Ants had evolved an efficient method to find the best routes in their neighborhoods. Why not follow their example? So Air Liquide combined the ant approach with other artificial intelligence techniques to consider every permutation of plant scheduling, weather, and truck routing—millions of possible decisions and outcomes a day. Every night, forecasts of customer demand and manufacturing costs are fed into the model.
“It takes four hours to run, even with the biggest computers we have,” Harper says. “But at six o’clock every morning we get a solution that says how we’re going to manage our day.”
For truck drivers, the new system took some getting used to. Instead of delivering gas from the plant closest to a customer, as they used to do, drivers were now asked to pick up shipments from whichever plant was making gas at the lowest delivered price, even if it was farther away.
“You want me to drive a hundred miles? To the drivers, it wasn’t intuitive,” Harper says. But for the company, the savings have been impressive. “It’s huge. It’s actually huge.”
Trust the truck drivers to mess it up just when things were going so well. They moaned about having to drive further. Bet you’d never hear ants whinging like that.
Others have tried imitating ants too:
In Italy and Switzerland, fleets of trucks carrying milk and dairy products, heating oil, and groceries all use ant-foraging rules to find the best routes for deliveries. In England and France, telephone companies have made calls go through faster on their networks by programming messages to deposit virtual pheromones at switching stations, just as ants leave signals for other ants to show them the best trails.
I’d be interested to know more about these, if anyone happens to know who the companies are.
Political groups have been getting ant-like:
That’s the wonderful appeal of swarm intelligence. Whether we’re talking about ants, bees, pigeons, or caribou, the ingredients of smart group behavior—decentralized control, response to local cues, simple rules of thumb—add up to a shrewd strategy to cope with complexity.

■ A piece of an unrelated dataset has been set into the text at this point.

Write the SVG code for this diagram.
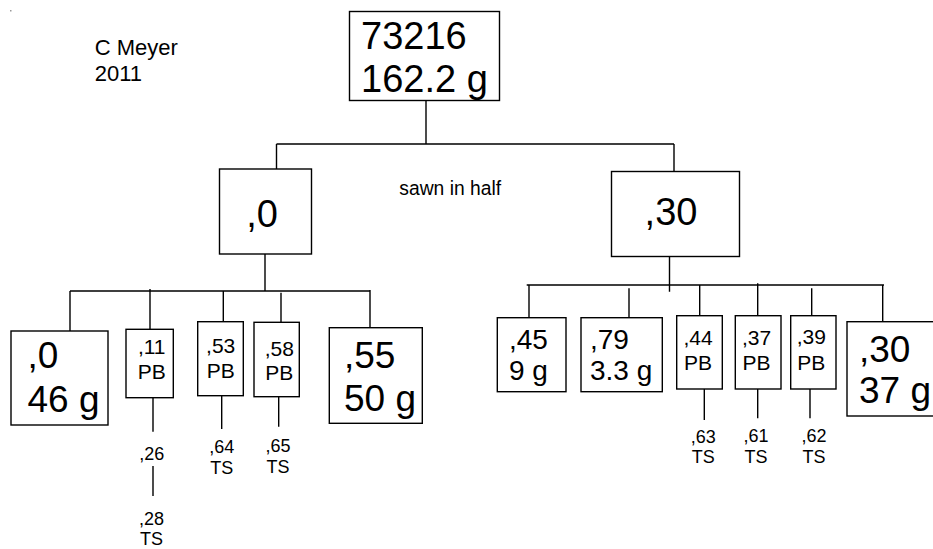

Social and political groups have already adopted crude swarm tactics. During mass protests eight years ago in Seattle, anti-globalization activists used mobile communications devices to spread news quickly about police movements, turning an otherwise unruly crowd into a “smart mob” that was able to disperse and re-form like a school of fish.
And what about last year’s rioters? Could it be that they understood swarm theory before our big corporations did?
Nevertheless, I’m still sceptical. I can see how swarm theory works for organising protests or for aggregating knowledge, as Wikipedia has done. Over a short time, spontaneous-looking events can be organised by swarming. But how far this can work for the ongoing running of complex organisations is less clear. The trouble with human beings is that, even when they are broadly committed to an organisation’s aims, they still have their own personal interests and agendas. You see this even in the most dedicated political groups – we may all want a revolution but I want it to be done my way and led by me. It is these competing interests which are the cause of much of what we call corporate politicking and which mean some humans will always try to nudge the swarm in the direction they want it to go. Humans are just too awkward to be ant-like.